The ecological and biogeochemical importance of snow cover for temperate forest ecosystems

During experimental set-up.
Snow shelter enclosing a mature beech tree.
Difference in climate-growth relationship for European beech forest (intended experimental sites) along a gradient of decreasing winter temperature from Rostock (Germany) to Dansk (Poland).

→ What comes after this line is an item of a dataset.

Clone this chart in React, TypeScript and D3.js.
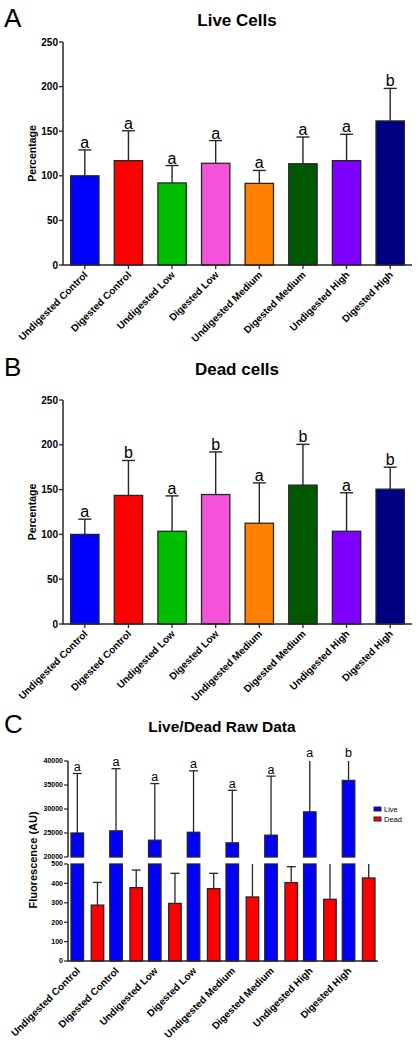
import React from "react";
import * as d3 from "d3";

const categories = [
  "Undigested Control",
  "Digested Control",
  "Undigested Low",
  "Digested Low",
  "Undigested Medium",
  "Digested Medium",
  "Undigested High",
  "Digested High",
];
const barColors = ["#0000FF", "#FF0000", "#00BF00", "#F452D9", "#FF8000", "#005800", "#8000FF", "#000080"];

// Panel A: Live cells (% of control)
const liveMean = [100, 117, 92, 114, 91.5, 113.5, 117, 161.5];
const liveSD = [29, 33.5, 19.5, 25.5, 14.5, 30, 29.5, 36.5];
const liveLetters = ["a", "a", "a", "a", "a", "a", "a", "b"];

// Panel B: Dead cells (% of control)
const deadMean = [100, 143.5, 103.5, 144.5, 112.5, 155, 103.5, 150.5];
const deadSD = [17, 39, 39.5, 47.5, 45, 45.5, 43, 24.5];
const deadLetters = ["a", "b", "a", "b", "a", "b", "a", "b"];

// Panel C: raw fluorescence (AU)
const series = ["Live", "Dead"];
const seriesColors = ["#0000FF", "#FF0000"];
const rawLiveMean = [25000, 25450, 23500, 25150, 22950, 24550, 29400, 35950];
const rawLiveSD = [12400, 12950, 11800, 12800, 10950, 12300, 12000, 6000];
const rawDeadMean = [288, 378, 297, 373, 330, 404, 318, 428];
const rawDeadSD = [117, 91, 155, 79, 230, 82, 250, 110];
const rawLetters = ["a", "a", "a", "a", "a", "a", "a", "b"];

const pctTicks = [0, 50, 100, 150, 200, 250];
const upperTicks = [20000, 25000, 30000, 35000, 40000];
const lowerTicks = [0, 100, 200, 300, 400, 500];

const FONT = "'Liberation Sans', Arial, Helvetica, sans-serif";
const INK = "#262626";

function PercentPanel({ letter, title, mean, sd, letters, yTop, yBottom, titleY }: any) {
  const x = d3.scaleBand<string>().domain(categories).range([63, 412]).paddingInner(0.35).paddingOuter(0.175);
  const y = d3.scaleLinear().domain([0, 250]).range([yBottom, yTop]);
  const capW = 13;
  return (
    <g>
      <text x={4} y={titleY + 1} fontSize={26} fontFamily={FONT} fill="#000">{letter}</text>
      <text x={237} y={titleY} fontSize={17} fontWeight="bold" fontFamily={FONT} textAnchor="middle" fill="#000">{title}</text>
      {categories.map((c, i) => {
        const bx = x(c)!;
        const cx = bx + x.bandwidth() / 2;
        const top = y(mean[i]);
        const ey = y(mean[i] + sd[i]);
        return (
          <g key={c}>
            <line x1={cx} x2={cx} y1={top} y2={ey} stroke={INK} strokeWidth={1.4} />
            <line x1={cx - capW / 2} x2={cx + capW / 2} y1={ey} y2={ey} stroke={INK} strokeWidth={1.4} />
            <rect x={bx} y={top} width={x.bandwidth()} height={yBottom - top} fill={barColors[i]} stroke={INK} strokeWidth={1.3} />
            <text x={cx} y={ey - 2} fontSize={16} fontFamily={FONT} textAnchor="middle" fill="#000">{letters[i]}</text>
            <line x1={cx} x2={cx} y1={yBottom} y2={yBottom + 4} stroke={INK} strokeWidth={1.3} />
            <text
              transform={`translate(${cx + 1},${yBottom + 8}) rotate(-45)`}
              dy="0.35em"
              fontSize={10}
              fontWeight="bold"
              fontFamily={FONT}
              textAnchor="end"
              fill="#000"
            >
              {c}
            </text>
          </g>
        );
      })}
      <line x1={63} x2={63} y1={yTop} y2={yBottom} stroke={INK} strokeWidth={1.5} />
      <line x1={62.25} x2={412} y1={yBottom} y2={yBottom} stroke={INK} strokeWidth={1.5} />
      {pctTicks.map((t) => (
        <g key={t}>
          <line x1={59} x2={63} y1={y(t)} y2={y(t)} stroke={INK} strokeWidth={1.3} />
          <text x={58} y={y(t)} dy="0.35em" fontSize={10} fontWeight="bold" fontFamily={FONT} textAnchor="end" fill="#000">{t}</text>
        </g>
      ))}
      <text
        transform={`translate(36,${(yTop + yBottom) / 2}) rotate(-90)`}
        fontSize={10.5}
        fontWeight="bold"
        fontFamily={FONT}
        textAnchor="middle"
        fill="#000"
      >
        Percentage
      </text>
    </g>
  );
}

function RawPanel() {
  const x0 = d3.scaleBand<string>().domain(categories).range([68, 378]);
  const x1 = d3.scaleBand<string>().domain(series).range([0, x0.bandwidth()]).paddingInner(0.38).paddingOuter(0.15);
  const yU = d3.scaleLinear().domain([20000, 40000]).range([857, 761]);
  const yL = d3.scaleLinear().domain([0, 500]).range([961, 864]);
  const capW = 9;
  const bw = x1.bandwidth();
  return (
    <g>
      <text x={4} y={733} fontSize={26} fontFamily={FONT} fill="#000">C</text>
      <text x={222} y={732} fontSize={15.5} fontWeight="bold" fontFamily={FONT} textAnchor="middle" fill="#000">Live/Dead Raw Data</text>
      {categories.map((c, i) => {
        const bxL = x0(c)! + x1("Live")!;
        const bxD = x0(c)! + x1("Dead")!;
        const cL = bxL + bw / 2;
        const cD = bxD + bw / 2;
        const liveTop = yU(rawLiveMean[i]);
        const liveErrV = rawLiveMean[i] + rawLiveSD[i];
        const liveErr = yU(Math.min(liveErrV, 40000));
        const liveCapped = liveErrV <= 40000;
        const deadTop = yL(rawDeadMean[i]);
        const deadErrV = rawDeadMean[i] + rawDeadSD[i];
        const deadErr = yL(Math.min(deadErrV, 500));
        const deadCapped = deadErrV <= 500;
        return (
          <g key={c}>
            <line x1={cL} x2={cL} y1={liveTop} y2={liveErr} stroke={INK} strokeWidth={1.3} />
            {liveCapped && <line x1={cL - capW / 2} x2={cL + capW / 2} y1={liveErr} y2={liveErr} stroke={INK} strokeWidth={1.3} />}
            <rect x={bxL} y={liveTop} width={bw} height={857 - liveTop} fill={seriesColors[0]} stroke={INK} strokeWidth={1.3} />
            <rect x={bxL} y={864} width={bw} height={961 - 864} fill={seriesColors[0]} stroke={INK} strokeWidth={1.3} />
            <text x={cL} y={liveErr - (liveCapped ? 2.5 : 4)} fontSize={12.5} fontFamily={FONT} textAnchor="middle" fill="#000">{rawLetters[i]}</text>
            <line x1={cD} x2={cD} y1={deadTop} y2={deadErr} stroke={INK} strokeWidth={1.3} />
            {deadCapped && <line x1={cD - capW / 2} x2={cD + capW / 2} y1={deadErr} y2={deadErr} stroke={INK} strokeWidth={1.3} />}
            <rect x={bxD} y={deadTop} width={bw} height={961 - deadTop} fill={seriesColors[1]} stroke={INK} strokeWidth={1.3} />
            <text
              transform={`translate(${cL + 1},${969}) rotate(-45)`}
              dy="0.35em"
              fontSize={10}
              fontWeight="bold"
              fontFamily={FONT}
              textAnchor="end"
              fill="#000"
            >
              {c}
            </text>
          </g>
        );
      })}
      <line x1={68} x2={68} y1={761} y2={857} stroke={INK} strokeWidth={1.5} />
      <line x1={68} x2={68} y1={864} y2={961} stroke={INK} strokeWidth={1.5} />
      <line x1={67.25} x2={378} y1={961} y2={961} stroke={INK} strokeWidth={1.5} />
      {upperTicks.map((t) => (
        <g key={t}>
          <line x1={64} x2={68} y1={yU(t)} y2={yU(t)} stroke={INK} strokeWidth={1.2} />
          <text x={63} y={yU(t)} dy="0.35em" fontSize={7} fontWeight="bold" fontFamily={FONT} textAnchor="end" fill="#000">{t}</text>
        </g>
      ))}
      {lowerTicks.map((t) => (
        <g key={t}>
          <line x1={64} x2={68} y1={yL(t)} y2={yL(t)} stroke={INK} strokeWidth={1.2} />
          <text x={63} y={yL(t)} dy="0.35em" fontSize={7} fontWeight="bold" fontFamily={FONT} textAnchor="end" fill="#000">{t}</text>
        </g>
      ))}
      <text
        transform={`translate(37,860) rotate(-90)`}
        fontSize={11}
        fontWeight="bold"
        fontFamily={FONT}
        textAnchor="middle"
        fill="#000"
      >
        Fluorescence (AU)
      </text>
      {series.map((s, i) => (
        <g key={s}>
          <rect x={374} y={807 + i * 10} width={7} height={4} fill={seriesColors[i]} stroke={INK} strokeWidth={1} />
          <text x={384} y={809 + i * 10} dy="0.35em" fontSize={7.5} fontFamily={FONT} fill="#000">{s}</text>
        </g>
      ))}
    </g>
  );
}

export default function App() {
  return (
    <svg
      width={419}
      height={1040}
      viewBox="0 0 419 1040"
      style={{ position: "absolute", left: 0, top: 0, background: "#fff" }}
    >
      <rect width={419} height={1040} fill="#fff" />
      <PercentPanel letter="A" title="Live Cells" mean={liveMean} sd={liveSD} letters={liveLetters} yTop={42} yBottom={265} titleY={26} />
      <PercentPanel letter="B" title="Dead cells" mean={deadMean} sd={deadSD} letters={deadLetters} yTop={400} yBottom={624} titleY={375} />
      <RawPanel />
    </svg>
  );
}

Contact: Robert Weigel, Jürgen Kreyling

Effects of global warming will be most pronounced in winter. A reduction in snow cover due to warmer atmospheric temperature, however, could counteract an increase of soil temperature. Additionally, frost frequency might increase. In general, winter conditions are crucial for ecology and biogeochemical cycles in temperate forest ecosystems. Thus, experiments focussing on the effects of altered snow cover will improve research in climate change. These climate manipulation experiments should be close to reality to deliver general understanding of ecosystem processes.

We conduct a snow manipulation experiment at 9 forest sites of European beech subsequent to a dendroecological classification of tree growth and climate-growth relationships at each site (Figure 1). To deliver realistic conditions and the possibility to generalize, the experiment is conducted on mature beech trees. In total, 33 representative trees were selected from a set of 200 trees by means of dendroecology.

The experimental sites follow a gradient of decreasing winter temperature (ΔT=5 K) from Rostock (Germany) to Dansk (Poland). The snow manipulation consists of (i) reduction of snow cover by setting up snow shelters and (ii) increase of insulation by fleece covers. Thus, effects of altered snow cover can be studied without soil disturbance and alteration of water and nutrient cycles. In the winters 2016/17 and 2017/18, the experiment delivers insight into a variety of processes: tree growth (juvenile and mature trees), rejuvenation, turnover of ground cover vegetation, root dynamics, carbon decomposition, nitrate mineralization and leakage, and trace gas fluxes. Additionally, climate chamber experiments with 18 seed provenances of European beech deliver complementing insights on the potential of local climatic adaptation. Here, provenance specific effects of frost magnitude and frequency are analysed. These lab trials give further insights into whether phenotypic and genetic within-species diversity could mitigate consequences of climate change for European forestry.